Было все это или не было? Быть может, Алексею Николаевичу просто приснился прекрасный сон, от которого он очнулся? Или, напротив, из одного сна перешел к другому — сну пьяного турка?
6
В многочасовом и бессмысленном валянии на постели, постепенной и неуклонной утрате вкуса к работе, к женщинам, к жизни, в выборматывании нелепых, горячим инеем оседающих в мозгу строк —
Я проснулся сегодня тревожно, светло, незнакомо,
Словно вовсе не вор я в законе, а может быть, дочь замнаркома… —
Алексей Николаевич испытывал приступы острой мизантропии, стойко переходившей в человекобоязнь.

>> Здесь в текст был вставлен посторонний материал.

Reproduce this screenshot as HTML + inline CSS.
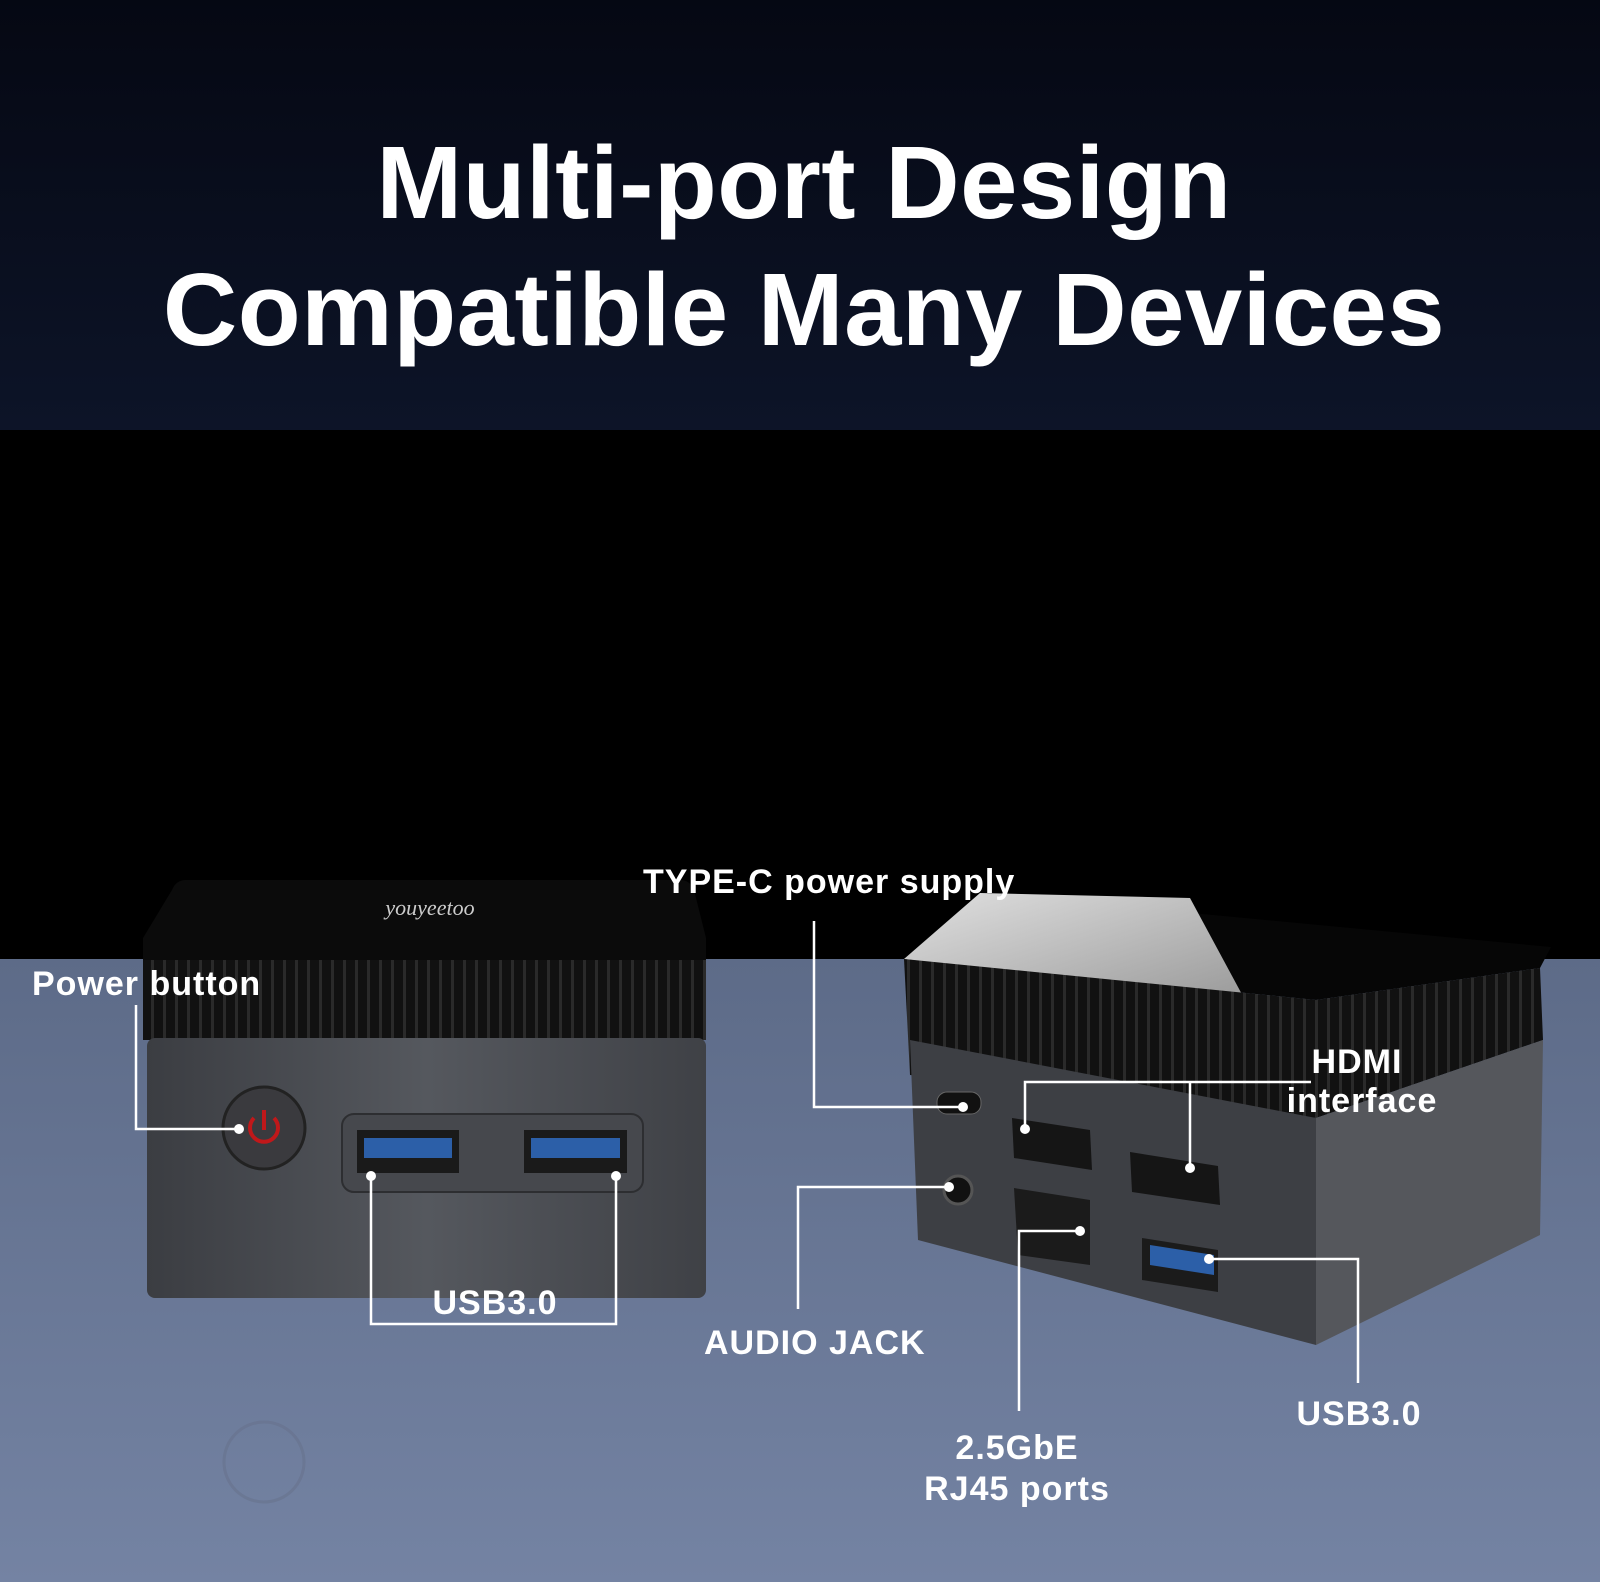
<!DOCTYPE html>
<html><head><meta charset="utf-8"><style>
html,body{margin:0;padding:0;background:#000}
svg{display:block}
.t{font-family:"Liberation Sans",sans-serif;font-weight:bold;fill:#fff}
.l{font-family:"Liberation Sans","Noto Sans CJK SC",sans-serif;font-weight:bold;fill:#fff;font-size:34px;letter-spacing:1px}
.ln{stroke:#fff;stroke-width:2.5;fill:none}
</style></head><body>
<svg width="1600" height="1582" viewBox="0 0 1600 1582" xmlns="http://www.w3.org/2000/svg">
<defs>
<linearGradient id="top" x1="0" y1="0" x2="0" y2="1"><stop offset="0" stop-color="#050813"/><stop offset="1" stop-color="#0d1428"/></linearGradient>
<linearGradient id="floor" x1="0" y1="0" x2="0" y2="1"><stop offset="0" stop-color="#5d6b88"/><stop offset="1" stop-color="#7483a3"/></linearGradient>
<pattern id="fins" width="12" height="20" patternUnits="userSpaceOnUse"><rect width="12" height="20" fill="#111"/><rect x="7" width="3" height="20" fill="#2a2a2a"/></pattern>
<linearGradient id="body" x1="0" y1="0" x2="1" y2="0"><stop offset="0" stop-color="#3b3d42"/><stop offset="0.5" stop-color="#55585e"/><stop offset="1" stop-color="#3f4146"/></linearGradient>
<linearGradient id="refl" x1="0" y1="0" x2="1" y2="1"><stop offset="0" stop-color="#e0e0e0"/><stop offset="1" stop-color="#9a9a9a"/></linearGradient>
</defs>
<rect width="1600" height="430" fill="url(#top)"/>
<rect y="430" width="1600" height="530" fill="#000"/>
<rect y="959" width="1600" height="623" fill="url(#floor)"/>
<text class="t" x="804" y="218" font-size="103" text-anchor="middle" letter-spacing="0.5">Multi-port Design</text>
<text class="t" x="804" y="345" font-size="103" text-anchor="middle" letter-spacing="0.5">Compatible Many Devices</text>

<!-- left device -->
<path d="M186 880 L680 880 Q690 880 694 890 L706 938 L706 972 L143 972 L143 938 L172 890 Q176 880 186 880 Z" fill="#0b0b0b"/>
<rect x="143" y="960" width="563" height="80" fill="url(#fins)"/>
<rect x="147" y="1038" width="559" height="260" rx="8" fill="url(#body)"/>
<text x="430" y="915" font-size="22" fill="#ccc" font-family="Liberation Serif" font-style="italic" text-anchor="middle">youyeetoo</text>
<circle cx="264" cy="1128" r="41" fill="#3a3a3e" stroke="#222" stroke-width="3"/>
<path d="M254 1118 A14 14 0 1 0 274 1118 M264 1110 L264 1130" stroke="#c0181a" stroke-width="4" fill="none"/>
<rect x="342" y="1114" width="301" height="78" rx="12" fill="#46484d" stroke="#2d2e31" stroke-width="2"/>
<rect x="357" y="1130" width="102" height="43" fill="#1a1a1a"/><rect x="364" y="1138" width="88" height="20" fill="#2c5fa8"/>
<rect x="524" y="1130" width="103" height="43" fill="#1a1a1a"/><rect x="531" y="1138" width="89" height="20" fill="#2c5fa8"/>
<circle cx="264" cy="1462" r="40" fill="none" stroke="#66708a" stroke-width="3" opacity="0.5"/>

<!-- right device -->
<path d="M904 959 L980 893 L1551 947 L1540 968 L1316 1000 Z" fill="#060606"/>
<path d="M904 959 L980 893 L1190 898 L1245 1000 Z" fill="url(#refl)"/>
<path d="M904 959 L1316 1000 L1316 1118 L910 1075 Z" fill="url(#fins)"/>
<path d="M1316 1000 L1540 968 L1543 1040 L1316 1118 Z" fill="url(#fins)"/>
<path d="M910 1040 L1316 1118 L1316 1345 L918 1240 Z" fill="#3d3f44"/>
<path d="M1316 1118 L1543 1040 L1540 1235 L1316 1345 Z" fill="#55575c"/>
<rect x="937" y="1092" width="44" height="22" rx="10" fill="#111" stroke="#666"/>
<circle cx="958" cy="1190" r="14" fill="#111" stroke="#555" stroke-width="3"/>
<path d="M1012 1118 L1090 1130 L1092 1170 L1014 1158 Z" fill="#151515"/>
<path d="M1130 1152 L1218 1166 L1220 1205 L1132 1192 Z" fill="#151515"/>
<path d="M1014 1188 L1090 1200 L1090 1265 L1018 1255 Z" fill="#1b1b1b"/>
<path d="M1142 1238 L1218 1250 L1218 1292 L1142 1280 Z" fill="#1b1b1b"/>
<path d="M1150 1245 L1214 1255 L1214 1275 L1150 1265 Z" fill="#2c5fa8"/>

<!-- connectors -->
<g class="ln">
<path d="M136 1005 L136 1129 L239 1129"/>
<path d="M371 1176 L371 1324 L616 1324 L616 1176"/>
<path d="M814 921 L814 1107 L963 1107"/>
<path d="M1311 1082 L1025 1082 L1025 1129 M1190 1082 L1190 1168"/>
<path d="M949 1187 L798 1187 L798 1309"/>
<path d="M1080 1231 L1019 1231 L1019 1411"/>
<path d="M1209 1259 L1358 1259 L1358 1383"/>
</g>
<g fill="#fff">
<circle cx="239" cy="1129" r="5"/><circle cx="371" cy="1176" r="5"/><circle cx="616" cy="1176" r="5"/>
<circle cx="963" cy="1107" r="5"/><circle cx="1025" cy="1129" r="5"/><circle cx="1190" cy="1168" r="5"/>
<circle cx="949" cy="1187" r="5"/><circle cx="1080" cy="1231" r="5"/><circle cx="1209" cy="1259" r="5"/>
</g>
<text class="l" x="32" y="995">Power button</text>
<text class="l" x="495" y="1314" text-anchor="middle">USB3.0</text>
<text class="l" x="643" y="893">TYPE-C power supply</text>
<text class="l" x="1357" y="1073" text-anchor="middle">HDMI</text>
<text class="l" x="1362" y="1112" text-anchor="middle">interface</text>
<text class="l" x="704" y="1354">AUDIO JACK</text>
<text class="l" x="1017" y="1459" text-anchor="middle">2.5GbE</text>
<text class="l" x="1017" y="1500" text-anchor="middle">RJ45 ports</text>
<text class="l" x="1359" y="1425" text-anchor="middle">USB3.0</text>
</svg>
</body></html>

Теперь, завидев, что в подъезд дома, где он был поселен, заходит кто-то, он выжидал, прогуливался, что-то независимо напевая вполголоса, даже если падал дождь или сек град, не желая оставаться ни с кем, пусть и на самое краткое время, в тесном пространстве лифта. Он отказывался от приглашений — на вечера, встречи, выступления, банкеты, — которые, хоть и гораздо реже, чем прежде, настигали его. Не один страх перед тем, что он «поедет», начнет затяжную выпивку, но и свежая боль от расспросов, охах и ахах, успокаивающих фальшивых слов приятелей и знакомых по той жизни останавливали его. Он предпочитал напиваться тихо, наедине с бутылкой, как с самым тактичным другом и несловоохотливым собеседником.
Алексей Николаевич еще пытался спасти себя молитвой, почасту раскрывал Евангелие, но с грустью постигал, что, понимая святую книгу умом, был не в силах принять ее сердцем, высохшим в легкомыслии и эгоизме. Видно, слишком поздно, когда уже заветрилась и отвердела душа.